Sostanzialmente si tratta di percorrere nel minor tempo possibile un percorso prefissato sugli sci, sostando a un numero variabile di postazioni di tiro, ognuna delle quali con cinque bersagli; ogni errore con la carabina comporta una penalità diversa a seconda della gara. La distanza da percorrere e il numero delle sessioni di tiro mutano in virtù della tipologia delle competizioni, che possono essere tanto individuali quanto a squadre.
Il poligono di tiro è dotato di trenta corsie; gli atleti sparano su cinque bersagli posti a una distanza di 50 m. con un diametro che misura 4,5 cm per la posizione a terra e 11,5 cm quando si spara in piedi con il primo posto all’interno dell’altro. Ebbene a Oberhof le azzurre Samuela Comola, Dorothea Wierer che tra l’altro nelle settimane successive ai mondiali si è aggiudicata due prove di coppa del mondo consecutive, Hannah Auchentaller e Lisa Vittozzi hanno compiuto un’impresa fino ad ora sconosciuta che non sarà possibile dimenticare, vincendo per la prima volta in assoluto l’oro in staffetta, precedendo proprio le fortissime padrone di casa tedesche, a casa loro, per citare Sebastian Vettel.
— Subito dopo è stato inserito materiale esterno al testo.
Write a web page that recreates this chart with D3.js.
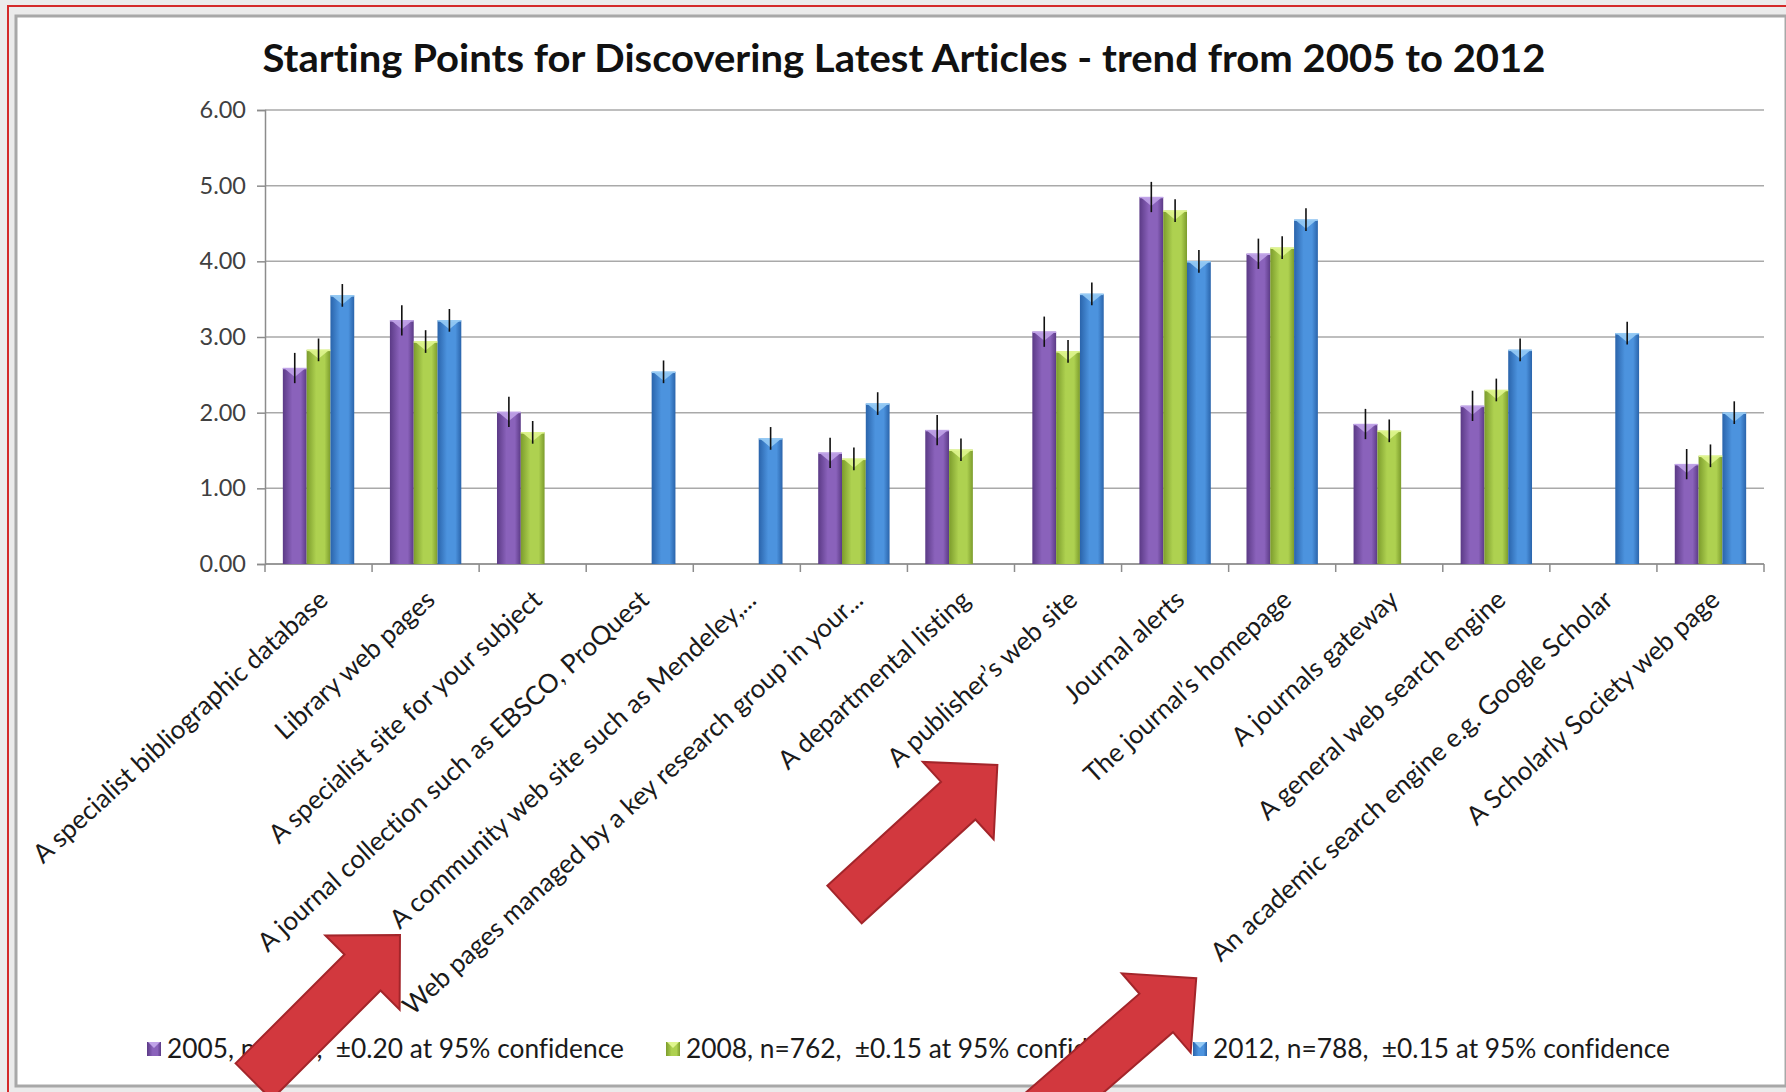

Un successo, maturato in uno scenario da tregenda con pioggia, vento impetuoso, scarsa visibilità, frutto di una prestazione al poligono straordinaria, con soli due errori su quaranta colpi sparati complessivamente. Bravissima Comola con una prima frazione solida, a dare un bel cambio a Wierer che con l’uso di una sola ricarica si portava al comando. Poi, è, spettato alla più giovane, Auchentaller, gestire il vantaggio, infine la chiusura di classe di Vittozzi che con un doppio zero rapido affossava le ambizioni delle rivali, scrivendo una pagina memorabile dello sport italiano.
E un articolo che celebra i risultati delle donne non può che concludersi con un breve pensiero per Elena Fanchini, la vice campionessa mondiale di Bormio 2005 in discesa libera, scomparsa, per un male incurabile, a soli 37 anni lo scorso 8 febbraio. L’immagine del sorriso di Elena e il ricordo della sua tenacia rimarranno impressi per sempre nella mente di tutti gli sportivi.